In the last centuries, these damages were often treated with glueing or sewing of textile patches onto the original canvas. Today they tell us stories about the historical restoration of the objects. They are a sign of different trends in our profession. However, the patches can also cause trouble such as deformations in the canvas and are a challenge for the conservator.
Patches were often bigger than the hole, also covering the surrounding canvas area. The patch with the glue and the original canvas with paint forms as it were a sandwich. The diffusion rates are different for the sandwich than for the rest of the canvas. Further, they cause differences in tension and resulting in deformations in the original canvas. The unaesthetic visual effect on the surface of the painting cannot always be reversed. We can see these damages for instance on the backdrop (see image). Another negative point is the large amount of glue that was used to attach the patch on the back of the painting. It soaked through the canvas structure and made it stiff.
On the other hand, patches also have some positive aspects compared to other treatments. Applying the patches is a very fast method to stabilize unsecured tears, holes, etc. The attachment of a second textile to the painting´s back also a good support for the canvas.
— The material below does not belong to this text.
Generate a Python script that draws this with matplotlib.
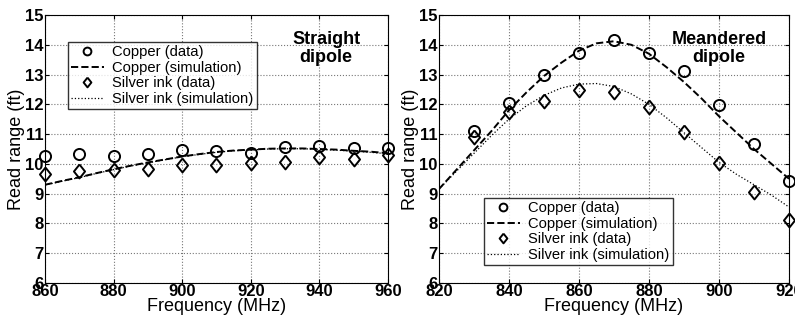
import numpy as np
import matplotlib.pyplot as plt

plt.rcParams["font.family"] = ["Liberation Sans", "DejaVu Sans"]

# Straight dipole
freq_s = [860, 870, 880, 890, 900, 910, 920, 930, 940, 950, 960]
copper_s = [10.28, 10.34, 10.28, 10.34, 10.47, 10.42, 10.38, 10.58, 10.60, 10.55, 10.55]
silver_s = [9.67, 9.75, 9.78, 9.83, 9.97, 9.97, 10.03, 10.05, 10.23, 10.16, 10.31]
sim_freq_s = [860, 865, 870, 875, 880, 885, 890, 895, 900, 905, 910,
              915, 920, 925, 930, 935, 940, 945, 950, 955, 960]
copper_sim_s = [9.30, 9.43, 9.55, 9.69, 9.82, 9.94, 10.05, 10.15, 10.25, 10.33, 10.40,
                10.45, 10.48, 10.51, 10.52, 10.52, 10.50, 10.48, 10.44, 10.41, 10.36]
silver_sim_s = [9.29, 9.42, 9.54, 9.68, 9.81, 9.93, 10.04, 10.14, 10.24, 10.32, 10.39,
                10.44, 10.47, 10.50, 10.51, 10.51, 10.49, 10.46, 10.43, 10.39, 10.34]

# Meandered dipole
freq_m = [830, 840, 850, 860, 870, 880, 890, 900, 910, 920]
copper_m = [11.12, 12.06, 12.99, 13.74, 14.17, 13.74, 13.13, 11.98, 10.66, 9.43]
silver_m = [10.92, 11.73, 12.12, 12.49, 12.43, 11.90, 11.07, 10.03, 9.05, 8.10]
sim_freq_m = [820, 825, 830, 835, 840, 845, 850, 855, 860, 865, 870,
              875, 880, 885, 890, 895, 900, 905, 910, 915, 920]
copper_sim_m = [9.15, 9.80, 10.45, 11.10, 11.80, 12.40, 12.95, 13.40, 13.80, 14.05, 14.12,
                14.00, 13.70, 13.25, 12.75, 12.20, 11.60, 11.05, 10.50, 10.00, 9.50]
silver_sim_m = [9.15, 9.75, 10.35, 10.95, 11.50, 11.95, 12.30, 12.55, 12.68, 12.70, 12.60,
                12.35, 12.00, 11.55, 11.05, 10.55, 10.05, 9.65, 9.30, 8.95, 8.55]

labels = ["Copper (data)", "Copper (simulation)", "Silver ink (data)", "Silver ink (simulation)"]

# wider-than-thin diamond, like the scanned figure
diamond = [(0, 1), (0.8, 0), (0, -1), (-0.8, 0), (0, 1)]

fig = plt.figure(figsize=(7.95, 3.16), dpi=100)
ax1 = fig.add_axes([0.0566, 0.1044, 0.4314, 0.848])
ax2 = fig.add_axes([0.552, 0.1044, 0.4405, 0.848])


def draw(ax, f, cu, ag, sf, cus, ags, xlim, xticks, title, title_x):
    h1, = ax.plot(f, cu, "o", mfc="none", mec="black", ms=8, mew=1.4, clip_on=False)
    h2, = ax.plot(sf, cus, "--", color="black", lw=1.4)
    h3, = ax.plot(f, ag, marker=diamond, ls="none", mfc="none", mec="black",
                  ms=10, mew=1.4, clip_on=False)
    h4, = ax.plot(sf, ags, ":", color="black", lw=0.9)
    ax.set_xlim(*xlim)
    ax.set_ylim(6, 15)
    ax.set_xticks(xticks)
    ax.set_yticks(range(6, 16))
    ax.grid(True, ls=":", color="#777777", lw=0.8)
    ax.tick_params(direction="in", labelsize=12, length=3, pad=1,
                   top=True, right=True)
    for lab in ax.get_xticklabels() + ax.get_yticklabels():
        lab.set_fontweight("bold")
    ax.set_xlabel("Frequency (MHz)", fontsize=13, labelpad=-1)
    ax.set_ylabel("Read range (ft)", fontsize=13, labelpad=0)
    ax.text(title_x, 0.94, title, transform=ax.transAxes, ha="center", va="top",
            fontsize=13, fontweight="bold", linespacing=1.05)
    leg = ax.legend([h1, h2, h3, h4], labels, fontsize=10.6, markerscale=0.7,
                    frameon=True, fancybox=False, edgecolor="black",
                    handlelength=2.2, borderpad=0.22, labelspacing=0.1,
                    handletextpad=0.6, borderaxespad=0)
    leg.get_frame().set_linewidth(1.0)
    return leg


leg1 = draw(ax1, freq_s, copper_s, silver_s, sim_freq_s, copper_sim_s, silver_sim_s,
            (860, 960), range(860, 961, 20), "Straight\ndipole", 0.82)
leg1.set_loc("upper left")
leg1.set_bbox_to_anchor((0.067, 0.899), transform=ax1.transAxes)

leg2 = draw(ax2, freq_m, copper_m, silver_m, sim_freq_m, copper_sim_m, silver_sim_m,
            (820, 920), range(820, 921, 20), "Meandered\ndipole", 0.80)
leg2.set_loc("lower left")
leg2.set_bbox_to_anchor((0.129, 0.067), transform=ax2.transAxes)

fig.savefig("out.png", dpi=100)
After many years of experimenting conservators have found alternative treatments other than patches. One of them we applied to the damages of the side wings. Single threads were glued over the tears and holes and acting as a kind of stabilising bridge. This way of repairing holes has many positive aspects. We can use less glue, so we don’t saturate the canvas. With the thread bridges we add less new material to the original canvas, avoiding the sandwich effect and thereby deformations in the canvas. Another positive effect of using less material is that we do not cover original canvas and still can see and study the information on the back.
To fix thread bridges we used Beva 371, a special glue with good properties that are needed for the support of the canvas. The material is reversible; it doesn’t soak into the canvas but has enough adhesion. Beva 371 is in use since the 1970’s and has been thoroughly tested, the thread mending method has been introduced in the 1980’s, but what its aging properties are in the long term is not known. So far, the method of attaching thread bridges with Beva 371 seems to be a better way to repair holes in the canvas than patches.
Finally, we have to emphasise that just using the thread bridges is a good method to secure the tears and holes to avoid further damage, but it is not strong enough to withstand active use of the object. As these sceneries are going to be in a static display, this is not a concern here.